Because of certain implementation specifics of this experiment, there are obviously some uncertainties in the results:
- We didn’t allow as much time as is recommended for the changes to fully take effect in search data before measuring the results. This was due to time constraints for the experiment being performed, but, as previously mentioned, we’ll look at the data again later to double-check our results.
- The set of pages with useful results was very small, and even the original set of pages was fairly small.
- There was substantial overall site growth during this period, so it’s likely the results are affected by this. However, the size of the improvements seen here suggests that even with that in mind, the outcome was significant.
After a team review of these results, we came to some conclusions. We’ll revisit them later, of course, if we decide that a review of the data later suggests changes be made.
- The amount of improvement seen strongly suggests we should prioritize fixing duplicate pages, at least in cases where at least one of the pages which are considered duplicates of one another is getting at least a low-to-moderate amount of traffic.
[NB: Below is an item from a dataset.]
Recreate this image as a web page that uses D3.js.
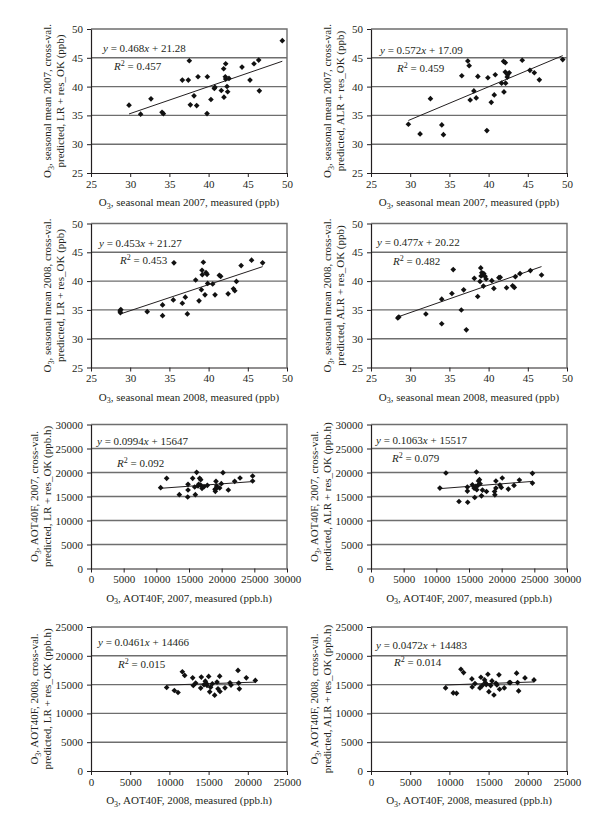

- The MDN meta-documentation, in particular the writer’s guide and the guides to writing each of the types of reference content, will be updated to incorporate the recommendations into the general guidelines for contributing to MDN. Additionally, the article on MDN about writing SEO-friendly content will be updated to include this information.
- It turns out that many of the changes needed to fix “thin” pages also applies when fixing “duplicate” pages.
- We’ll re-evaluate prioritization after reviewing the latest data after more time has passed.
The most interesting thing I’m learning about SEO, I think, is that it’s really about making great content. If the content is really top-notch, SEO practically attends to itself. It’s all about having thorough, accurate content with solid internal and external links.